■ Exercise description ■
Please set down all the lines beneath this one exactly, without the pictures.

■ Supplied data ■
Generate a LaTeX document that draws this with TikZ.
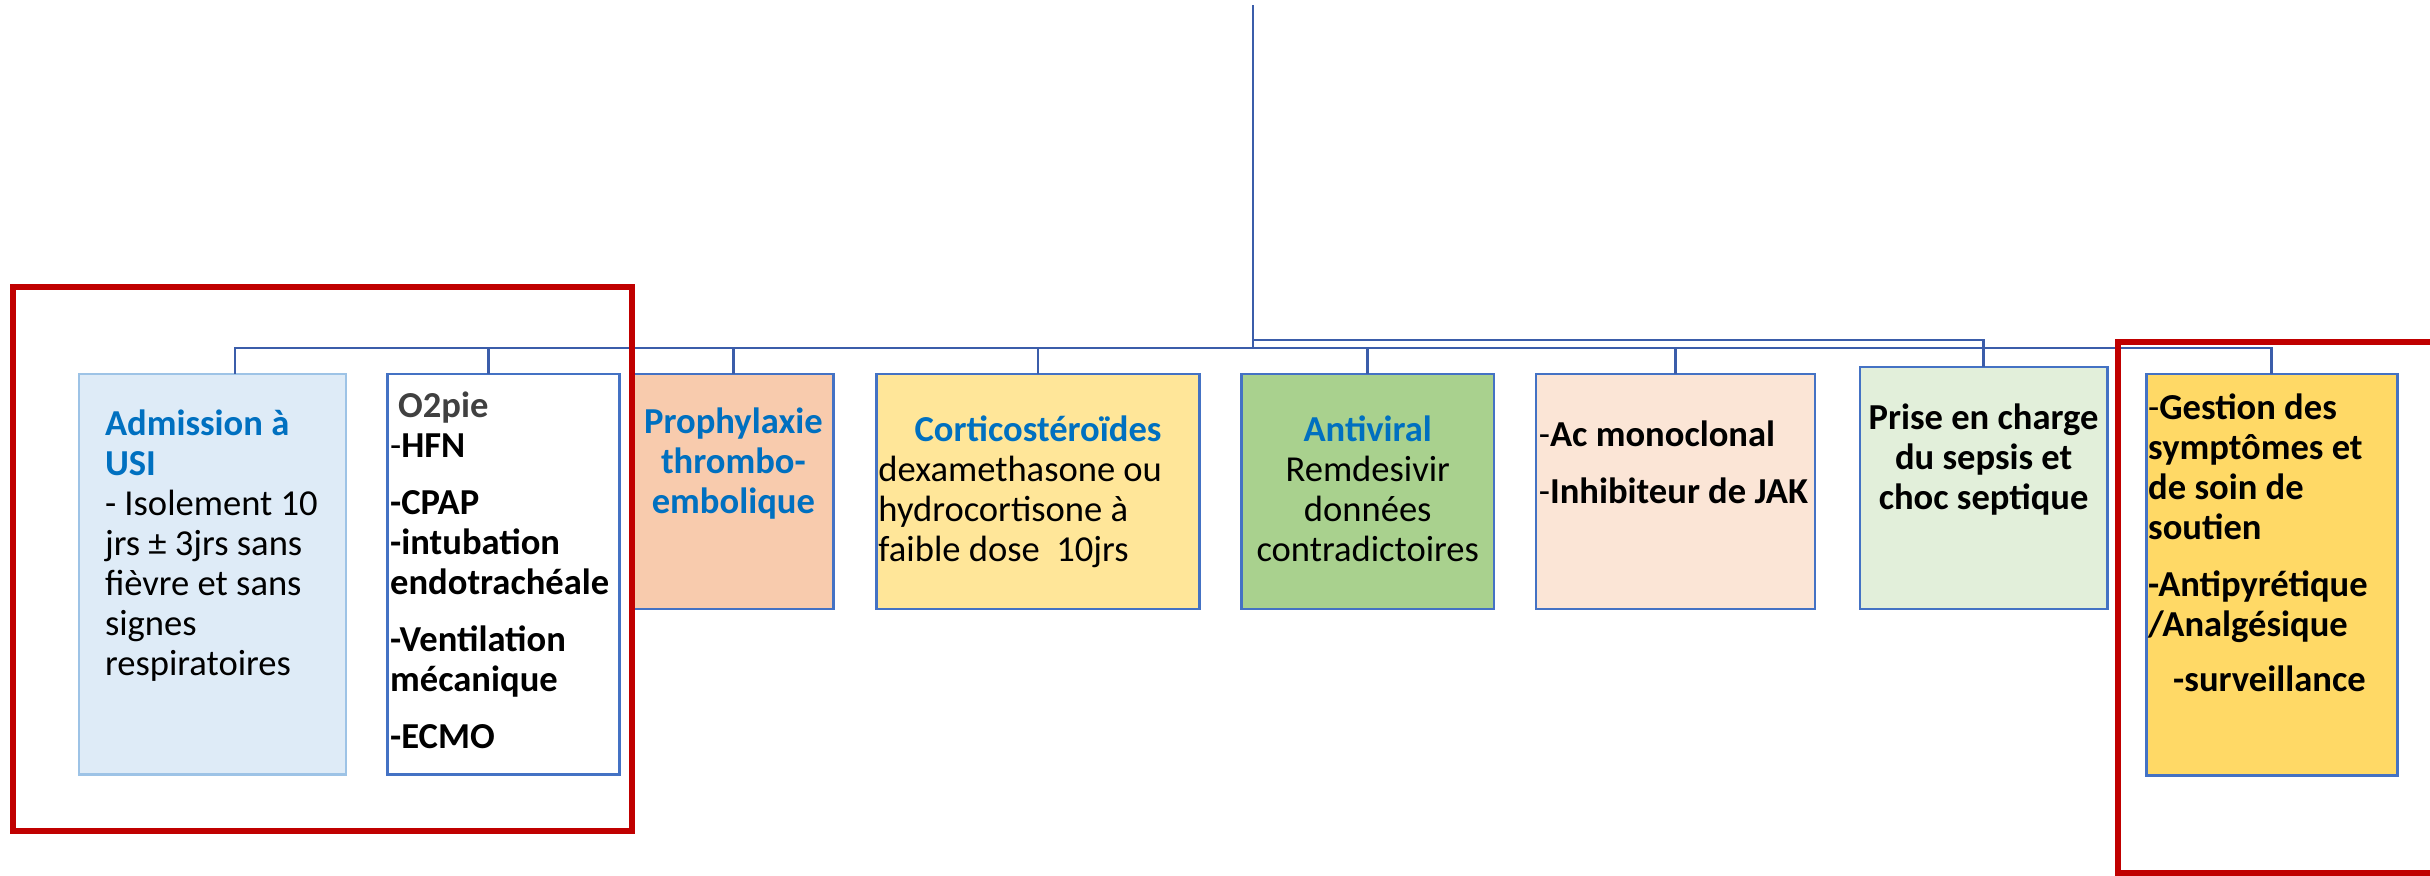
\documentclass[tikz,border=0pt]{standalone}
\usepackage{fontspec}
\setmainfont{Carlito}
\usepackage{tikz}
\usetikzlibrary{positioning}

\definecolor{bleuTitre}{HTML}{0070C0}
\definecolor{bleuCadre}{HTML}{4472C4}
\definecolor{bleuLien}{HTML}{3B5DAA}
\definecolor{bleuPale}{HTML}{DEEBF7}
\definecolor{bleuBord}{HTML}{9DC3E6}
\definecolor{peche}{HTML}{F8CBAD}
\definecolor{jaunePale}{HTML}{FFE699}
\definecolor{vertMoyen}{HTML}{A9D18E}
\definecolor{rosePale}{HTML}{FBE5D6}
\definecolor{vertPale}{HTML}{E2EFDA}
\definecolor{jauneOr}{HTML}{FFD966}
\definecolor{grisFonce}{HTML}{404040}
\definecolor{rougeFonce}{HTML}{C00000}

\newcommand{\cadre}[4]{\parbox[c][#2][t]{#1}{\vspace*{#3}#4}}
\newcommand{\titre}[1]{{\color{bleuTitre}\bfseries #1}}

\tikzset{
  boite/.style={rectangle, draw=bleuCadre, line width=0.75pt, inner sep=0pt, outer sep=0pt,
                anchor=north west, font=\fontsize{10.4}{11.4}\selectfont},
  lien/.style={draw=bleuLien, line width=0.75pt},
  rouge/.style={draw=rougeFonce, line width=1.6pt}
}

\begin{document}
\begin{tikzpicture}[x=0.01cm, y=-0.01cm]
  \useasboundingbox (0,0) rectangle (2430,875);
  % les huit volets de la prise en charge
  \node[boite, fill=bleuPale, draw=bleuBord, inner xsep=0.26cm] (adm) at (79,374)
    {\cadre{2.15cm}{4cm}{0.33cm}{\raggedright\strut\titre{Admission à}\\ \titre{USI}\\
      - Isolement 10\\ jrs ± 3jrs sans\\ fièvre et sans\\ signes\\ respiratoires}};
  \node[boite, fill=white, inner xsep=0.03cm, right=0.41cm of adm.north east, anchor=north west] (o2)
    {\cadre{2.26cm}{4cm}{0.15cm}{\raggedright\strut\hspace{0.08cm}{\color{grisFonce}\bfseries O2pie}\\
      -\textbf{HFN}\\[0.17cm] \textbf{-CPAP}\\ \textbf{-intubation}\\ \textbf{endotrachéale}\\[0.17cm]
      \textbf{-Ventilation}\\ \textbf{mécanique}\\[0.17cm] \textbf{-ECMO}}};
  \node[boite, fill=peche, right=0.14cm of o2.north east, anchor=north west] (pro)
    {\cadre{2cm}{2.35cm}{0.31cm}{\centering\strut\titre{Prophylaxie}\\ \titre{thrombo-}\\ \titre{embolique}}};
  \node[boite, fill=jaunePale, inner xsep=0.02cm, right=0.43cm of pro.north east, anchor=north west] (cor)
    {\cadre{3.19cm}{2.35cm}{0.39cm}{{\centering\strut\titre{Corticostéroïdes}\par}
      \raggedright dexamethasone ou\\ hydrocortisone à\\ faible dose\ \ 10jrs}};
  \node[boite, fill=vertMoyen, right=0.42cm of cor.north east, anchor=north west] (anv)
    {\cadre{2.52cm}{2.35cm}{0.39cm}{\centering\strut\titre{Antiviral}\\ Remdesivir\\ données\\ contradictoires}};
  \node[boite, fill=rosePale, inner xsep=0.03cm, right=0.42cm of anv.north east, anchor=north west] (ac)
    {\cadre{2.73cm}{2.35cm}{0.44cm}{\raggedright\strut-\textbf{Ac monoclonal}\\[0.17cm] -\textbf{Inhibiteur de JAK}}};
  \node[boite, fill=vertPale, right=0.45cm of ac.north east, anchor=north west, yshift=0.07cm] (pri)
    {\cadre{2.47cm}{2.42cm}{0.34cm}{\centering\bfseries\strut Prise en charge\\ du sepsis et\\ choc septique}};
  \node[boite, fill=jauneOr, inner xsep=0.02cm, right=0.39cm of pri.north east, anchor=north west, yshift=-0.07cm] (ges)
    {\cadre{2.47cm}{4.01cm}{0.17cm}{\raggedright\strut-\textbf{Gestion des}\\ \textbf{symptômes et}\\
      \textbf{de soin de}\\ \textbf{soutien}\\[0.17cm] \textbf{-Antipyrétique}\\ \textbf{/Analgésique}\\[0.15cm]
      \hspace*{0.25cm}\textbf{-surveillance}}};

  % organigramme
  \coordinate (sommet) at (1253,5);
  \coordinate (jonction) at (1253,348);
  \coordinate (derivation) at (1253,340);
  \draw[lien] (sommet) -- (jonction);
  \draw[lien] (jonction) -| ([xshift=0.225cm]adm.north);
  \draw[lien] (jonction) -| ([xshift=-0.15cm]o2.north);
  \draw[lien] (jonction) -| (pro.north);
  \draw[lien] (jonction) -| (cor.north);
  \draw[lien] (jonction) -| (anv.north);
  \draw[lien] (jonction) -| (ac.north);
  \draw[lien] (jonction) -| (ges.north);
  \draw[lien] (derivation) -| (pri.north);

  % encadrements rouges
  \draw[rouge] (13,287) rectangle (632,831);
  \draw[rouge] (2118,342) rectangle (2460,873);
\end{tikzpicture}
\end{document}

■ Result below ■
Generate a LaTeX document that draws this with TikZ.
\documentclass[tikz,border=0pt]{standalone}
\usepackage{fontspec}
\setmainfont{Carlito}
\usepackage{tikz}
\usetikzlibrary{positioning}

\definecolor{bleuTitre}{HTML}{0070C0}
\definecolor{bleuCadre}{HTML}{4472C4}
\definecolor{bleuLien}{HTML}{3B5DAA}
\definecolor{bleuPale}{HTML}{DEEBF7}
\definecolor{bleuBord}{HTML}{9DC3E6}
\definecolor{peche}{HTML}{F8CBAD}
\definecolor{jaunePale}{HTML}{FFE699}
\definecolor{vertMoyen}{HTML}{A9D18E}
\definecolor{rosePale}{HTML}{FBE5D6}
\definecolor{vertPale}{HTML}{E2EFDA}
\definecolor{jauneOr}{HTML}{FFD966}
\definecolor{grisFonce}{HTML}{404040}
\definecolor{rougeFonce}{HTML}{C00000}

\newcommand{\cadre}[4]{\parbox[c][#2][t]{#1}{\vspace*{#3}#4}}
\newcommand{\titre}[1]{{\color{bleuTitre}\bfseries #1}}

\tikzset{
  boite/.style={rectangle, draw=bleuCadre, line width=0.75pt, inner sep=0pt, outer sep=0pt,
                anchor=north west, font=\fontsize{10.4}{11.4}\selectfont},
  lien/.style={draw=bleuLien, line width=0.75pt},
  rouge/.style={draw=rougeFonce, line width=1.6pt}
}

\begin{document}
\begin{tikzpicture}[x=0.01cm, y=-0.01cm]
  \useasboundingbox (0,0) rectangle (2430,875);
  % les huit volets de la prise en charge
  \node[boite, fill=bleuPale, draw=bleuBord, inner xsep=0.26cm] (adm) at (79,374)
    {\cadre{2.15cm}{4cm}{0.33cm}{\raggedright\strut\titre{Admission à}\\ \titre{USI}\\
      - Isolement 10\\ jrs ± 3jrs sans\\ fièvre et sans\\ signes\\ respiratoires}};
  \node[boite, fill=white, inner xsep=0.03cm, right=0.41cm of adm.north east, anchor=north west] (o2)
    {\cadre{2.26cm}{4cm}{0.15cm}{\raggedright\strut\hspace{0.08cm}{\color{grisFonce}\bfseries O2pie}\\
      -\textbf{HFN}\\[0.17cm] \textbf{-CPAP}\\ \textbf{-intubation}\\ \textbf{endotrachéale}\\[0.17cm]
      \textbf{-Ventilation}\\ \textbf{mécanique}\\[0.17cm] \textbf{-ECMO}}};
  \node[boite, fill=peche, right=0.14cm of o2.north east, anchor=north west] (pro)
    {\cadre{2cm}{2.35cm}{0.31cm}{\centering\strut\titre{Prophylaxie}\\ \titre{thrombo-}\\ \titre{embolique}}};
  \node[boite, fill=jaunePale, inner xsep=0.02cm, right=0.43cm of pro.north east, anchor=north west] (cor)
    {\cadre{3.19cm}{2.35cm}{0.39cm}{{\centering\strut\titre{Corticostéroïdes}\par}
      \raggedright dexamethasone ou\\ hydrocortisone à\\ faible dose\ \ 10jrs}};
  \node[boite, fill=vertMoyen, right=0.42cm of cor.north east, anchor=north west] (anv)
    {\cadre{2.52cm}{2.35cm}{0.39cm}{\centering\strut\titre{Antiviral}\\ Remdesivir\\ données\\ contradictoires}};
  \node[boite, fill=rosePale, inner xsep=0.03cm, right=0.42cm of anv.north east, anchor=north west] (ac)
    {\cadre{2.73cm}{2.35cm}{0.44cm}{\raggedright\strut-\textbf{Ac monoclonal}\\[0.17cm] -\textbf{Inhibiteur de JAK}}};
  \node[boite, fill=vertPale, right=0.45cm of ac.north east, anchor=north west, yshift=0.07cm] (pri)
    {\cadre{2.47cm}{2.42cm}{0.34cm}{\centering\bfseries\strut Prise en charge\\ du sepsis et\\ choc septique}};
  \node[boite, fill=jauneOr, inner xsep=0.02cm, right=0.39cm of pri.north east, anchor=north west, yshift=-0.07cm] (ges)
    {\cadre{2.47cm}{4.01cm}{0.17cm}{\raggedright\strut-\textbf{Gestion des}\\ \textbf{symptômes et}\\
      \textbf{de soin de}\\ \textbf{soutien}\\[0.17cm] \textbf{-Antipyrétique}\\ \textbf{/Analgésique}\\[0.15cm]
      \hspace*{0.25cm}\textbf{-surveillance}}};

  % organigramme
  \coordinate (sommet) at (1253,5);
  \coordinate (jonction) at (1253,348);
  \coordinate (derivation) at (1253,340);
  \draw[lien] (sommet) -- (jonction);
  \draw[lien] (jonction) -| ([xshift=0.225cm]adm.north);
  \draw[lien] (jonction) -| ([xshift=-0.15cm]o2.north);
  \draw[lien] (jonction) -| (pro.north);
  \draw[lien] (jonction) -| (cor.north);
  \draw[lien] (jonction) -| (anv.north);
  \draw[lien] (jonction) -| (ac.north);
  \draw[lien] (jonction) -| (ges.north);
  \draw[lien] (derivation) -| (pri.north);

  % encadrements rouges
  \draw[rouge] (13,287) rectangle (632,831);
  \draw[rouge] (2118,342) rectangle (2460,873);
\end{tikzpicture}
\end{document}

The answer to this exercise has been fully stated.